The Pirate’s cock… Jaunty. A little periscope foreskin, befitting the nautical vibe. I’d say it was cute – a bit meerkatty, nosy somehow – but men don’t  like words like ‘cute’ being used in association with their bits, right? Not the biggest of cocks which, judging by the many self-deprecating comments he made, bothered him. Can’t say as it bothered me. It was a thing of beauty (and it was big enough to make me bleed. That’ll do, pig. That’ll do…).

Two good things – it smelled amazing. (Naturally. It was attached to him…) Even after a day in fishing waders. Sigh. And it tasted even better. His cum always, always tasted delicious. Actively delicious. Not just tolerable. Lipsmackingly moreish, no matter what he’d eaten.

I really like giving blow jobs. I take pride in my work. I miss giving blow jobs. *I want sex.*

I really wish I could do casual sex. The world would be a fine place if I could. I’d probably still be sleeping with The Pirate. He might be here tonight, fucking me from behind under the fairy lights, doing bad, bad things with the candy canes from the tree, biting my nipples, drinking Baileys from my belly button..

But I’m a stupid rubbish girl, with stupid rubbish emotions that get in the stupid bastard way. (Though with The Pirate, I suspect it was pheromonal as much as emotional. I’m pretty sure no-one’s cum tastes that good without some serious chemical shit going on.) I wish I was a boy. I want sex.

And alongside this physical itch that so very needs scratching, there’s the need to be touched. No-one touches me any more. It makes me jump when people do. My boss touched my arm today, a supportive squeeze, and it freaked me out. It felt like an invasion, because no-one touches me any more.

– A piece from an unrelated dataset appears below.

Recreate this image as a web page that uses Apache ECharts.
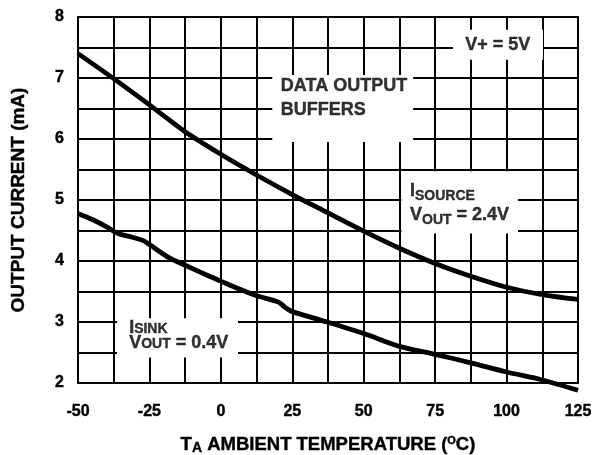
<!DOCTYPE html>
<html><head><meta charset="utf-8">
<script src="https://cdn.jsdelivr.net/npm/echarts@6/dist/echarts.min.js"></script>
<style>html,body{margin:0;padding:0;background:#fff}#c{width:597px;height:455px}</style>
</head><body><div id="c"></div>
<script>
// Tick labels
const xTickLabels = [-50, -25, 0, 25, 50, 75, 100, 125];
const yTickLabels = [2, 3, 4, 5, 6, 7, 8];

// ISOURCE, VOUT = 2.4V
const sourceTemp    = [-50, -37.5, -25, -12.5, 0, 12.5, 25, 37.5, 50, 62.5, 75, 87.5, 100, 112.5, 125];
const sourceCurrent = [7.40, 6.99, 6.56, 6.12, 5.75, 5.41, 5.09, 4.79, 4.49, 4.21, 3.96, 3.75, 3.57, 3.45, 3.37];

// ISINK, VOUT = 0.4V
const sinkTemp    = [-50, -45, -40, -36, -31, -27, -25, -18, -12.5, -5, 0, 6, 12.5, 20, 22.5, 25, 35, 50, 62.5, 75, 87.5, 100, 112.5, 125];
const sinkCurrent = [4.78, 4.68, 4.56, 4.45, 4.39, 4.33, 4.27, 4.05, 3.93, 3.77, 3.67, 3.55, 3.43, 3.33, 3.24, 3.17, 3.03, 2.81, 2.60, 2.47, 2.33, 2.18, 2.05, 1.88];

// Texts
const xTitle = '{b|T}{s|A}{b| AMBIENT TEMPERATURE (}{o|O}{b|C)}';
const yTitle = 'OUTPUT CURRENT (mA)';
const noteBuffers = '{b|DATA OUTPUT}\n{b|BUFFERS}';
const noteSupply = '{b|V+ = 5V}';
const noteSource = '{b|I}{s|SOURCE}\n{b|V}{s|OUT}{b| = 2.4V}';
const noteSink = '{c|I}{t|SINK}\n{c|V}{t|OUT}{c| = 0.4V}';

const FF = '"Liberation Sans", Arial, Helvetica, sans-serif';
const INK = { color: '#000', textBorderColor: '#000', textBorderWidth: 0.4 };

const pairs = (xs, ys) => xs.map((x, i) => [x, ys[i]]);

// annotation layout (data coordinates)
const notes = [
  { text: noteBuffers, at: [21, 6.67], box: [[18, 5.95], [67.3, 7.05]] },
  { text: noteSupply,  at: [85.5, 7.54], box: [[81.25, 7.30], [112.75, 7.79]] },
  { text: noteSource,  at: [66.2, 4.95], box: [[63.2, 4.45], [104, 5.47]] },
  { text: noteSink,    at: [-32.1, 2.77], box: [[-36.35, 2.42], [6.0, 3.06]] }
];

const rich = {
  b: Object.assign({ fontFamily: FF, fontWeight: 'bold', fontSize: 18, lineHeight: 24 }, INK),
  s: Object.assign({ fontFamily: FF, fontWeight: 'bold', fontSize: 14, lineHeight: 16, verticalAlign: 'bottom' }, INK),
  c: Object.assign({ fontFamily: FF, fontWeight: 'bold', fontSize: 18, lineHeight: 15 }, INK),
  t: Object.assign({ fontFamily: FF, fontWeight: 'bold', fontSize: 14, lineHeight: 7, verticalAlign: 'bottom' }, INK)
};

const chart = echarts.init(document.getElementById('c'), null, { renderer: 'canvas' });
chart.setOption({
  animation: false,
  backgroundColor: '#fff',
  grid: { left: 78, right: 19, top: 17, bottom: 72, outerBoundsMode: 'none', containLabel: false, show: true, borderColor: '#000', borderWidth: 2, backgroundColor: 'transparent' },
  xAxis: {
    type: 'value',
    min: xTickLabels[0], max: xTickLabels[xTickLabels.length - 1],
    interval: xTickLabels[1] - xTickLabels[0],
    axisLine: { show: true, lineStyle: { color: '#000', width: 2 } },
    axisTick: { show: false },
    minorTick: { show: false, splitNumber: 2 },
    splitLine: { show: true, lineStyle: { color: '#000', width: 2 } },
    minorSplitLine: { show: true, lineStyle: { color: '#000', width: 2 } },
    axisLabel: Object.assign({ fontFamily: FF, fontWeight: 'bold', fontSize: 16, lineHeight: 16, margin: 21 }, INK),
    name: xTitle,
    nameLocation: 'middle',
    nameGap: 52,
    nameTextStyle: {
      rich: {
        b: Object.assign({ fontFamily: FF, fontWeight: 'bold', fontSize: 18.5, lineHeight: 20 }, INK),
        s: Object.assign({ fontFamily: FF, fontWeight: 'bold', fontSize: 14, lineHeight: 12, verticalAlign: 'bottom' }, INK),
        o: Object.assign({ fontFamily: FF, fontWeight: 'bold', fontSize: 11, lineHeight: 12, verticalAlign: 'top' }, INK)
      }
    }
  },
  yAxis: {
    type: 'value',
    min: yTickLabels[0], max: yTickLabels[yTickLabels.length - 1],
    interval: yTickLabels[1] - yTickLabels[0],
    axisLine: { show: true, lineStyle: { color: '#000', width: 2 } },
    axisTick: { show: false },
    minorTick: { show: false, splitNumber: 2 },
    splitLine: { show: true, lineStyle: { color: '#000', width: 2 } },
    minorSplitLine: { show: true, lineStyle: { color: '#000', width: 2 } },
    axisLabel: Object.assign({ fontFamily: FF, fontWeight: 'bold', fontSize: 16, margin: 14 }, INK),
    name: yTitle,
    nameLocation: 'middle',
    nameGap: 50,
    nameTextStyle: Object.assign({ fontFamily: FF, fontWeight: 'bold', fontSize: 19, lineHeight: 19 }, INK)
  },
  series: [
    {
      name: 'notes',
      type: 'scatter',
      silent: true,
      symbolSize: 0,
      z: 1,
      data: notes.map(n => ({ value: n.at, text: n.text })),
      label: {
        show: true, position: 'right', distance: 0,
        formatter: p => p.data.text,
        rich: rich
      },
      markArea: {
        silent: true,
        itemStyle: { color: '#fff', opacity: 1, borderWidth: 0 },
        label: { show: false },
        data: notes.map(n => [{ coord: n.box[0] }, { coord: n.box[1] }])
      }
    },
    {
      name: 'ISOURCE',
      type: 'line',
      z: 3,
      data: pairs(sourceTemp, sourceCurrent),
      showSymbol: false, symbol: 'none',
      smooth: 0.3,
      clip: false,
      lineStyle: { color: '#000', width: 4.8 }
    },
    {
      name: 'ISINK',
      type: 'line',
      z: 3,
      data: pairs(sinkTemp, sinkCurrent),
      showSymbol: false, symbol: 'none',
      smooth: 0.3,
      clip: false,
      lineStyle: { color: '#000', width: 4.8 }
    }
  ]
});
</script>
</body></html>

And I am *such* a tactile person. I want to be stroked and hugged and – oh god – kissed.

Yeah. I want sex.

I think I preferred the nothing

So when you send an email to a man baring your soul, explaining how his thoughtless behaviour makes you feel and telling him you won’t be contacting him again and don’t want to hear from him either unless he’s ready to be a grown-up and quit fucking around, what kind of response would you expect?

There was the week of nothing. And then there was an email asking for more help with his business, not acknowledging the above at all.

It caught my by surprise, I have to say. He emailed me as if nothing had happened; I replied as if nothing had happened, giving the advice he asked for.

And then my brain caught up. How dare he just ignore my email and ask for more STUFF from me?! Did he even READ my break-up message?! So I sent him a text message. See below for the full exchange:

Wednesday, 11.00pm
Hi… A question that has only just occurred to me – did you ever actually read my ‘Please read me – thank you x’ email?

Thursday, 10.30am
I did read your email. I did what I always do bury my head in the sand berate myself for upsetting and hurting somebody, feel more miserable than I did and then scoot back under the stone whence I came. Sorry its taken a while to get back to you but I have a minging cold and can barely type I am that ill x

Thursday, 6pm
And apologies for the delay in this response – have been in London pitching. Sorry you’re feeling so ill. I’ve been rottenly poorly the last week or so – voice lost for one day, a blessing for all concerned other than me – so I feel your pain and hope you feel better soon. As for the rest… I don’t know. I don’t know what to say to you any more. There may well be nothing. It’s all been said – or written. x

Friday, 9.30am
Hello. Sorry I missed your text I had the phone on silent so I could sleep my to recovery. How come the world and his wife call when you want silence !!! Have a good day x

So there. That clears it all up, doesn’t it? A nice tidy end for all concerned. ‘Have a good day x’?! Seriously?!

I don’t know what to say. I thought I’d come and try and blog it out, but I genuinely don’t know what to say. The man has rendered me speechless.